- **Goal**: From the very first line of the data to the line containing "const labelsBottom = labelsTop.map((l)", retype everything exactly, leaving the pictures behind.

- **Information shown**:
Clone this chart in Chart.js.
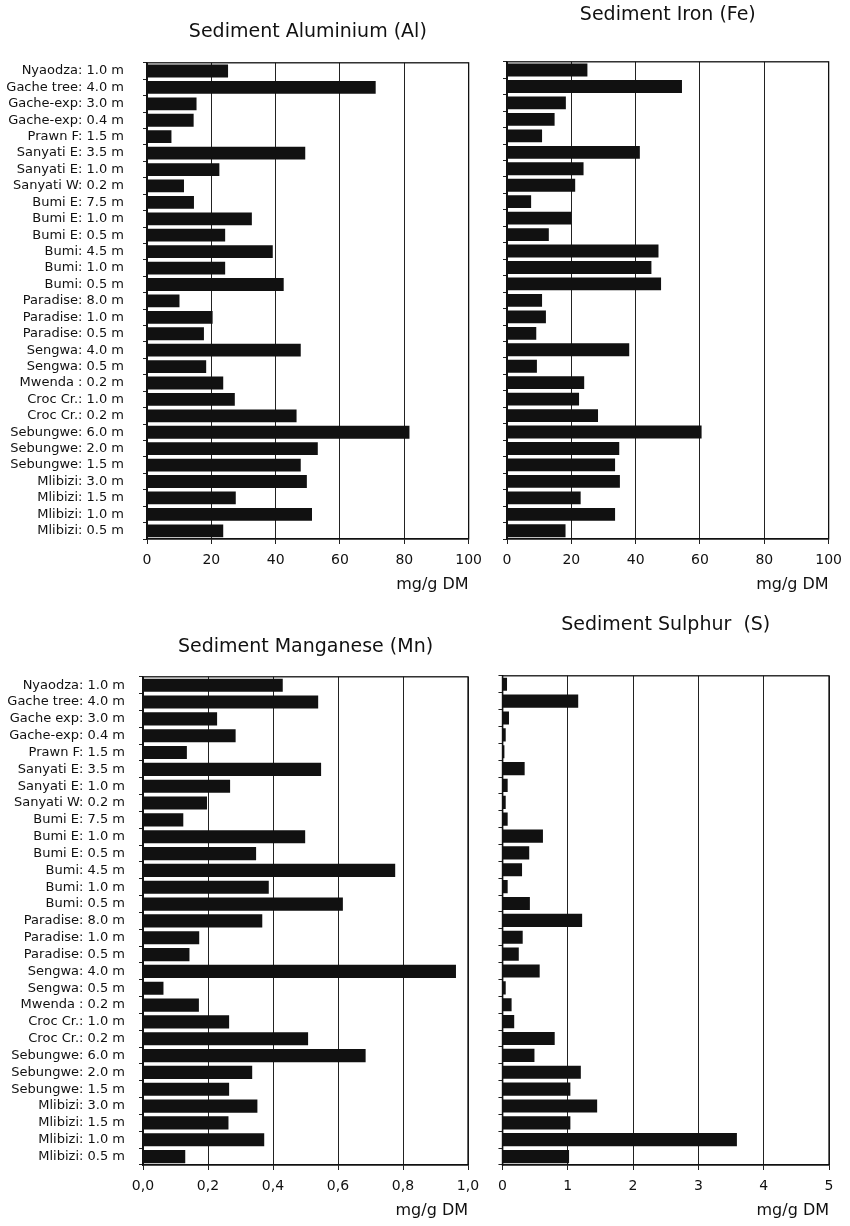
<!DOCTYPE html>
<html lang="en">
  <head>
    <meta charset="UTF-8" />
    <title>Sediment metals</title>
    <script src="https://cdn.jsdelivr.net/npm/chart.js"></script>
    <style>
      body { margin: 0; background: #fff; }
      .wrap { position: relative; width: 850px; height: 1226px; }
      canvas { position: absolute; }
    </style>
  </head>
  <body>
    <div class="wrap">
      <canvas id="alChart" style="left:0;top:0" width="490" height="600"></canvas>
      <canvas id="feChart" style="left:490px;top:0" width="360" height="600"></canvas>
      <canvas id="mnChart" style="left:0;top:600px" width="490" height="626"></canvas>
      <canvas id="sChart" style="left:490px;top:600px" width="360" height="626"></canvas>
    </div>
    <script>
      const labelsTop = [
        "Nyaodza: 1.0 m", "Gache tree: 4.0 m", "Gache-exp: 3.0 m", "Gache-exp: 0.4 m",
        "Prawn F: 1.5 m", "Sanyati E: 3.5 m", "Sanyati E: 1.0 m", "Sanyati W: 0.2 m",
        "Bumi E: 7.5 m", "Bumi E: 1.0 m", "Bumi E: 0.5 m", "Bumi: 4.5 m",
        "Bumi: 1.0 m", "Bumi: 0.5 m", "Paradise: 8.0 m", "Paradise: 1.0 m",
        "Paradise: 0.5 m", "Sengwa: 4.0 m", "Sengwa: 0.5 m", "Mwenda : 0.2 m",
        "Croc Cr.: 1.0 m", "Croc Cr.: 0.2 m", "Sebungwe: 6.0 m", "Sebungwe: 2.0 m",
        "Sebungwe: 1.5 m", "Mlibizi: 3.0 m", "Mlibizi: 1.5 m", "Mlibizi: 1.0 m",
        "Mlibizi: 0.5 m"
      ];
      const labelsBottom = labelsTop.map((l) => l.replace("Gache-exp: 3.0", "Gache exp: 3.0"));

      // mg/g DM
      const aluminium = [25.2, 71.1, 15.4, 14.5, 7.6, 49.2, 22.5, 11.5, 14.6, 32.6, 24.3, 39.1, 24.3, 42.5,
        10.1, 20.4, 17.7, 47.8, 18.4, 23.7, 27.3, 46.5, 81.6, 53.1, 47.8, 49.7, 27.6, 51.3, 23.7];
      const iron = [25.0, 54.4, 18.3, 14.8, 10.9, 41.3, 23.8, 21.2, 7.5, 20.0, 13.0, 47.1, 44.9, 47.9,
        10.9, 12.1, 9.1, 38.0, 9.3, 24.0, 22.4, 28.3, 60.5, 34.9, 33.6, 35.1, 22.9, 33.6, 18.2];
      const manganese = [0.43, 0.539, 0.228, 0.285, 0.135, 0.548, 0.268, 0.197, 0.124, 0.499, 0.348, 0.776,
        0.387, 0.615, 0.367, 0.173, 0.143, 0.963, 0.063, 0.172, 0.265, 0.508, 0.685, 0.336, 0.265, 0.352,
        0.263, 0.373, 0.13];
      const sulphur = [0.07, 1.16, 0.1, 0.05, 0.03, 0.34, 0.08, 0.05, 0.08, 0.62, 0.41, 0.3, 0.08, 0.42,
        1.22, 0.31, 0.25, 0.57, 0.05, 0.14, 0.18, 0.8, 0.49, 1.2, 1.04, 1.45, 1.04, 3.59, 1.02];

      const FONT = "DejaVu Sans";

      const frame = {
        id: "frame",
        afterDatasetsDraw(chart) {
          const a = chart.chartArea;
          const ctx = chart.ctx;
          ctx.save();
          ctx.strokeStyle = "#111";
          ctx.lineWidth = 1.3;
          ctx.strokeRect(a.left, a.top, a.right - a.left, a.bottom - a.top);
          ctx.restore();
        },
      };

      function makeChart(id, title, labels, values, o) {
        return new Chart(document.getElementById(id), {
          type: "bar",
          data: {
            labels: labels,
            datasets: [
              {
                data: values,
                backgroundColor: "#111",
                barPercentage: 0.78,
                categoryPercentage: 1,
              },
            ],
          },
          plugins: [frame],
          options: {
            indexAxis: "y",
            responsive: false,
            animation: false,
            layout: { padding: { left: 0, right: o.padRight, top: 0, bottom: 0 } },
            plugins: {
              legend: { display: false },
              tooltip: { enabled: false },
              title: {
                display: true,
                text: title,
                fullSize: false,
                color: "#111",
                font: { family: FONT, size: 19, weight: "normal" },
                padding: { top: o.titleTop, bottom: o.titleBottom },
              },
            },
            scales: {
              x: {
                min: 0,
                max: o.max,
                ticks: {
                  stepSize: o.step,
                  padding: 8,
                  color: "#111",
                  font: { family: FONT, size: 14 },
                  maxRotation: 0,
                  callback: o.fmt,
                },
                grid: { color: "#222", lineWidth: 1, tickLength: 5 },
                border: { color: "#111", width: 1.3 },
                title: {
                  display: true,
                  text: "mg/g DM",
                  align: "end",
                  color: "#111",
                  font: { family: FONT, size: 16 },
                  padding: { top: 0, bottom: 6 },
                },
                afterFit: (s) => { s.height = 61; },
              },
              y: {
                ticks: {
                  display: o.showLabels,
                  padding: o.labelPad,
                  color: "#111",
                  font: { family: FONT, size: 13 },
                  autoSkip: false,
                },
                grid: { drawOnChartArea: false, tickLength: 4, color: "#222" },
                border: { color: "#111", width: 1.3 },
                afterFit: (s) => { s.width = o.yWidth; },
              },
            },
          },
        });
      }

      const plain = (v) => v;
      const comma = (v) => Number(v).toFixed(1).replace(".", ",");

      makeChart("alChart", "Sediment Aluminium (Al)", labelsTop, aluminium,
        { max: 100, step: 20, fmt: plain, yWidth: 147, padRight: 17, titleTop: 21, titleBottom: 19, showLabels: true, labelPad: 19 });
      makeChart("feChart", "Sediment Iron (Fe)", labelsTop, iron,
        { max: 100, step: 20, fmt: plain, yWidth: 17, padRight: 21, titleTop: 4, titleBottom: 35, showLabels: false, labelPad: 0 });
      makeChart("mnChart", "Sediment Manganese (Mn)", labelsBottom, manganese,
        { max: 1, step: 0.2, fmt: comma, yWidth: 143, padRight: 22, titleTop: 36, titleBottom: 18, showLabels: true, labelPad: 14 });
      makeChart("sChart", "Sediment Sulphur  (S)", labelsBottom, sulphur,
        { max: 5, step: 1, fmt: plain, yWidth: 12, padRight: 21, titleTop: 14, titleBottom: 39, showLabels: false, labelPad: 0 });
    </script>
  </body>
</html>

- **Right answer**:
Clone this chart in Chart.js.
<!DOCTYPE html>
<html lang="en">
  <head>
    <meta charset="UTF-8" />
    <title>Sediment metals</title>
    <script src="https://cdn.jsdelivr.net/npm/chart.js"></script>
    <style>
      body { margin: 0; background: #fff; }
      .wrap { position: relative; width: 850px; height: 1226px; }
      canvas { position: absolute; }
    </style>
  </head>
  <body>
    <div class="wrap">
      <canvas id="alChart" style="left:0;top:0" width="490" height="600"></canvas>
      <canvas id="feChart" style="left:490px;top:0" width="360" height="600"></canvas>
      <canvas id="mnChart" style="left:0;top:600px" width="490" height="626"></canvas>
      <canvas id="sChart" style="left:490px;top:600px" width="360" height="626"></canvas>
    </div>
    <script>
      const labelsTop = [
        "Nyaodza: 1.0 m", "Gache tree: 4.0 m", "Gache-exp: 3.0 m", "Gache-exp: 0.4 m",
        "Prawn F: 1.5 m", "Sanyati E: 3.5 m", "Sanyati E: 1.0 m", "Sanyati W: 0.2 m",
        "Bumi E: 7.5 m", "Bumi E: 1.0 m", "Bumi E: 0.5 m", "Bumi: 4.5 m",
        "Bumi: 1.0 m", "Bumi: 0.5 m", "Paradise: 8.0 m", "Paradise: 1.0 m",
        "Paradise: 0.5 m", "Sengwa: 4.0 m", "Sengwa: 0.5 m", "Mwenda : 0.2 m",
        "Croc Cr.: 1.0 m", "Croc Cr.: 0.2 m", "Sebungwe: 6.0 m", "Sebungwe: 2.0 m",
        "Sebungwe: 1.5 m", "Mlibizi: 3.0 m", "Mlibizi: 1.5 m", "Mlibizi: 1.0 m",
        "Mlibizi: 0.5 m"
      ];
      const labelsBottom = labelsTop.map((l) => l.replace("Gache-exp: 3.0", "Gache exp: 3.0"));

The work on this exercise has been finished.